◆ **EXERCISE DESCRIPTION**:
Print exactly the lines running from the one that holds "Reproduce this diagram with TikZ." through the one that holds "(brkup) at (0,495);", please, and leave the pictures out.

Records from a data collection
━━━━━━━━━━━━━━━━━━━━
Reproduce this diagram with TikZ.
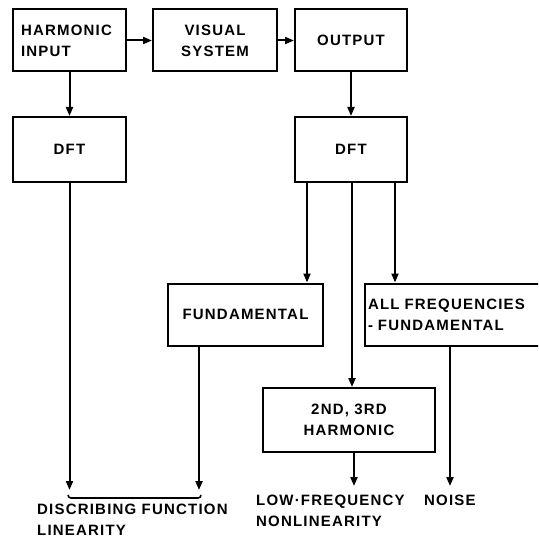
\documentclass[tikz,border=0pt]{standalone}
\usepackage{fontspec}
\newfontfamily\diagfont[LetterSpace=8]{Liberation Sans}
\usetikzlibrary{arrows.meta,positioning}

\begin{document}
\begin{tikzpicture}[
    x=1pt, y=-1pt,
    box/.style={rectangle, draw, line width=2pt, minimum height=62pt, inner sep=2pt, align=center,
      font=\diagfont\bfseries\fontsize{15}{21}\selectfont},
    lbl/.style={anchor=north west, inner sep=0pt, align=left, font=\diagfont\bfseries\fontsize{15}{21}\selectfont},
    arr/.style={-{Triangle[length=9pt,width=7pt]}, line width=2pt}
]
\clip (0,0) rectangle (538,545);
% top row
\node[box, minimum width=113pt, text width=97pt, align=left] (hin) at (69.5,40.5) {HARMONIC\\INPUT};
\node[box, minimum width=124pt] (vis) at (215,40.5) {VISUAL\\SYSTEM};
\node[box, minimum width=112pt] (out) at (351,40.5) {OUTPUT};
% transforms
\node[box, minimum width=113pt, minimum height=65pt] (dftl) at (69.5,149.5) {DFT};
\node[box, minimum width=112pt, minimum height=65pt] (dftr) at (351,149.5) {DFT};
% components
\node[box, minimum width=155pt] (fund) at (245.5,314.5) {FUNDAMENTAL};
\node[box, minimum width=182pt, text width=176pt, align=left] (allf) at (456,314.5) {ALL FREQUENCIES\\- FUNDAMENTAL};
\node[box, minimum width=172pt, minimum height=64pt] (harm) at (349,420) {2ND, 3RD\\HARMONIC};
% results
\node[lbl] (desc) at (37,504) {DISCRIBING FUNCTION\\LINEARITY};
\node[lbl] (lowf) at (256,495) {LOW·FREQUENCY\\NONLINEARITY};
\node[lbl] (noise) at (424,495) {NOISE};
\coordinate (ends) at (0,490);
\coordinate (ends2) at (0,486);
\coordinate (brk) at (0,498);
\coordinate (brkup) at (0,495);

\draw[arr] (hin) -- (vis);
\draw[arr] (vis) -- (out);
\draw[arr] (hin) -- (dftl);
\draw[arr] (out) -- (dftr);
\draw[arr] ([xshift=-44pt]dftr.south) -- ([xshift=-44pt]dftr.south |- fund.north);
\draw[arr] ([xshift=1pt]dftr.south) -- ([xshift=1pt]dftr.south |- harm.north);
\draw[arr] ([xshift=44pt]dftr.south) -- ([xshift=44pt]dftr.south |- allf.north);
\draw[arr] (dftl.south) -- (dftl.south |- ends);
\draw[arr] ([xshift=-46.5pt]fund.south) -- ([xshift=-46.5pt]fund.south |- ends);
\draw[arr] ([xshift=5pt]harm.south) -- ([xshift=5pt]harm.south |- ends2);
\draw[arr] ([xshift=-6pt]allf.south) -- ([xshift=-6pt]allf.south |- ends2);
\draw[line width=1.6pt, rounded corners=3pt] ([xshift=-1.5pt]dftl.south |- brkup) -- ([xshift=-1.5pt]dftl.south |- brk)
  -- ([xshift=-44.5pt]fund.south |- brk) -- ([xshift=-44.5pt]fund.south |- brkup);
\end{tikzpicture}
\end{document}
━━━━━━━━━━━━━━━━━━━━
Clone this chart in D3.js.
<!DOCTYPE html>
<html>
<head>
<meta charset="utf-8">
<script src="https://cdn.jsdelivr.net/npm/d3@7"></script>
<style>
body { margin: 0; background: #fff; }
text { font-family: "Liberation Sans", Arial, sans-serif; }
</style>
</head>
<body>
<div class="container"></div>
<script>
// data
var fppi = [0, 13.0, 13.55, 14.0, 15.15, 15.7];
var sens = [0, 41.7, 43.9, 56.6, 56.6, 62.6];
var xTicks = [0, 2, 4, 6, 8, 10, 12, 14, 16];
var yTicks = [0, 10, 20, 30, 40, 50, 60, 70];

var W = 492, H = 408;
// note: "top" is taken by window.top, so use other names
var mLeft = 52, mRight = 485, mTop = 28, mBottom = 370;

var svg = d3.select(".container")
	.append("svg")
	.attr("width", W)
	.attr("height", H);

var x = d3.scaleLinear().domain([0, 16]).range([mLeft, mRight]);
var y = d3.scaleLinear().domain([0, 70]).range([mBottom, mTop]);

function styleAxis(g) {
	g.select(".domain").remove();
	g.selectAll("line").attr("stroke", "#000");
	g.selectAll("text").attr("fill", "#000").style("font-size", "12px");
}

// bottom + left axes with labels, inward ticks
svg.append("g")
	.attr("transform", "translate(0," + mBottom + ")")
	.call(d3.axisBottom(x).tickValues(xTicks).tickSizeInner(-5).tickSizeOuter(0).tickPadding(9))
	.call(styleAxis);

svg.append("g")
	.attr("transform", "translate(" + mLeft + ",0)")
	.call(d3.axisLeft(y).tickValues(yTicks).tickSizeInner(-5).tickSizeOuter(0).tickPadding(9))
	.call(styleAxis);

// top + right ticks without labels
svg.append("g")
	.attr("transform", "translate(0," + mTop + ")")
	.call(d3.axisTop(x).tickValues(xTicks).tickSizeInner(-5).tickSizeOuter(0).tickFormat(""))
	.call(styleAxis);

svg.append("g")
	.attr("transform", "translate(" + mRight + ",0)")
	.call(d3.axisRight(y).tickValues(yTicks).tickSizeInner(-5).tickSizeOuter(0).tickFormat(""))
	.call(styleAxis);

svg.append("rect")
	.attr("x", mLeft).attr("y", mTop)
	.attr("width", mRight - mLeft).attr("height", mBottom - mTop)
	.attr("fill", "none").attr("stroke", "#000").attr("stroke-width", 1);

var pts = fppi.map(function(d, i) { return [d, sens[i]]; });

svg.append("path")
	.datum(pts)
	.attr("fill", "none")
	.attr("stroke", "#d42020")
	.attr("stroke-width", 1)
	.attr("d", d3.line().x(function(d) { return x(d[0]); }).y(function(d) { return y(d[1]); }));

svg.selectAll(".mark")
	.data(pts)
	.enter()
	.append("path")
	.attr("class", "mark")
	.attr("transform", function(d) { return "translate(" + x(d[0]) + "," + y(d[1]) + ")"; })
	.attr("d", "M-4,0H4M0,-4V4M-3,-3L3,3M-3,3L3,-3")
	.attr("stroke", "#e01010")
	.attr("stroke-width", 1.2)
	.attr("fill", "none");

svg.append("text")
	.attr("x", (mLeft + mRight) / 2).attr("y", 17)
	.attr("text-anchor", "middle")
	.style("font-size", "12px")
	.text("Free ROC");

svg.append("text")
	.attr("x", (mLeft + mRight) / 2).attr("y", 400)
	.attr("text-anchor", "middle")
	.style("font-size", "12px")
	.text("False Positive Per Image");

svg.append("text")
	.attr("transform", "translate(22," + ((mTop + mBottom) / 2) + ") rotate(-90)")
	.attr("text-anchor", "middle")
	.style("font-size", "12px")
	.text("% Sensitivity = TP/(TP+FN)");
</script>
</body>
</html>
━━━━━━━━━━━━━━━━━━━━
◆ **RESPONSE**:
Reproduce this diagram with TikZ.
\documentclass[tikz,border=0pt]{standalone}
\usepackage{fontspec}
\newfontfamily\diagfont[LetterSpace=8]{Liberation Sans}
\usetikzlibrary{arrows.meta,positioning}

\begin{document}
\begin{tikzpicture}[
    x=1pt, y=-1pt,
    box/.style={rectangle, draw, line width=2pt, minimum height=62pt, inner sep=2pt, align=center,
      font=\diagfont\bfseries\fontsize{15}{21}\selectfont},
    lbl/.style={anchor=north west, inner sep=0pt, align=left, font=\diagfont\bfseries\fontsize{15}{21}\selectfont},
    arr/.style={-{Triangle[length=9pt,width=7pt]}, line width=2pt}
]
\clip (0,0) rectangle (538,545);
% top row
\node[box, minimum width=113pt, text width=97pt, align=left] (hin) at (69.5,40.5) {HARMONIC\\INPUT};
\node[box, minimum width=124pt] (vis) at (215,40.5) {VISUAL\\SYSTEM};
\node[box, minimum width=112pt] (out) at (351,40.5) {OUTPUT};
% transforms
\node[box, minimum width=113pt, minimum height=65pt] (dftl) at (69.5,149.5) {DFT};
\node[box, minimum width=112pt, minimum height=65pt] (dftr) at (351,149.5) {DFT};
% components
\node[box, minimum width=155pt] (fund) at (245.5,314.5) {FUNDAMENTAL};
\node[box, minimum width=182pt, text width=176pt, align=left] (allf) at (456,314.5) {ALL FREQUENCIES\\- FUNDAMENTAL};
\node[box, minimum width=172pt, minimum height=64pt] (harm) at (349,420) {2ND, 3RD\\HARMONIC};
% results
\node[lbl] (desc) at (37,504) {DISCRIBING FUNCTION\\LINEARITY};
\node[lbl] (lowf) at (256,495) {LOW·FREQUENCY\\NONLINEARITY};
\node[lbl] (noise) at (424,495) {NOISE};
\coordinate (ends) at (0,490);
\coordinate (ends2) at (0,486);
\coordinate (brk) at (0,498);
\coordinate (brkup) at (0,495);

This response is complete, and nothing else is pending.